Sesar ini merupakan sesar strike-slip, dan pada saat terjadi gempa ini, sesar sepanjang 60 km mengalami slip sebanyak 2.5m secara horisontal dan 2m secara vertikal.

Dalam hal percepatan gempa yang tercatat di permukaan tanah, gempa ini tidaklah begitu istimewa. Peak ground acceleration (PGA) yang tercatat paling tinggi hanyalah 0.4g, jauh lebih kecil dari PGA yg tercatat pada gempa Northridge atau Kobe. Yang istimewa pada gempa ini adalah durasi gempa ini yang cukup panjang yaitu 45 detik.


Gambar 3. Pusat gempa Izmit (Kocaeli) di Turki (dari Olsen, ERDC,WES).

Gempa Chi-chi, Taiwan

Gempa besar rupanya suka datang pagi2. Seperti juga 3 gempa besar sebelumnya, gempa Chi-chi berkekuatan Mw7.6 menghentak Taiwan bagian tengah selama 30 detik, pada jam 1:47 dini hari, tanggal 21 September 1999. Lebih dari dua ribu orang meninggal karena gempa ini dengan kerugian materil lebih dari 30 milyar US dollar.

Gempa ini diakibatkan oleh runtuhnya sesar Chelungpu yang merupakan thrust fault yang menghunjam dengan sudut 30 derajat ke arah timur (Gambar 4). Sesar ini merupakan bagian barat dari zona thrust-fault yg terjadi karena energi kompresi pada lempeng Eurasia akibat tumbukan lempeng Filipina dan Eurasia. Keruntuhan sesar ini terjadi sepanjang 80 km dengan bidang geser sedalam 40 km. Episenter terletak 15 km dari ujung selatan sesar. Keruntuhan ini menghasilkan fault scarps setinggi 2 sampai 3 meter sepanjang ujung selatan sesar dan bahkan setinggi 4 sampai 8 m di ujung utara sesar yg runtuh ini. Percepatan gempa yg tercatat di permukaan tanah bervariasi besarnya tergantung dari lokasi instrument pencatat. Percepatan maksimum yg tercatat mencapai 1.0g.

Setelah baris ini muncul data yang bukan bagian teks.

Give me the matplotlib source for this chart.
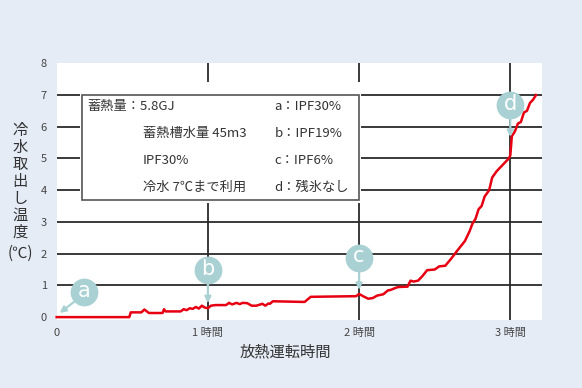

Biasanya, gempa2 besar di Taiwan terjadi jauh di laut sebagai akibat tumbukan pelat Filipina yang menghunjam pelat Eurasia. Oleh karena itu, gempa ini termasuk gempa 'kagetan' juga. Sesar Chelungpu ini memang diketahui sebagai sesar aktif, tapi belum ada data geologi yg bisa mengukur seberapa aktif sesar ini, dan selama ini sesar ini tampak tidak mampu menimbulkan gempa besar. Oleh karena itu, daerah ini dimasukkan kedalam zona gempa rendah sampai menengah saja.

Gambar 4. Pusat gempa Chi-chi di Taiwan (dari Olsen,ERDC-WES)

Kerusakan yg ditimbulkan

Pada prinsipnya kerusakan yang diitimbulkan dapat dibagi dua: kerusakan langsung akibat pergerakan sesar dan akibat sekunder seperti kuatnya goncangan, likuifaksi, kebakaran, dan lain-lain.

Likuifaksi adalah keadaan dimana tanah kepasiran lepas mengalami kehilangan kekuatan dan kekakuannya secara sementara akibat gempa atau beban lain. Likuifaksi mengakibatkan keruntuhan daya dukung, pergerakan tanah lateral, beda penurunan pada bangunan, dan juga longsornya dam.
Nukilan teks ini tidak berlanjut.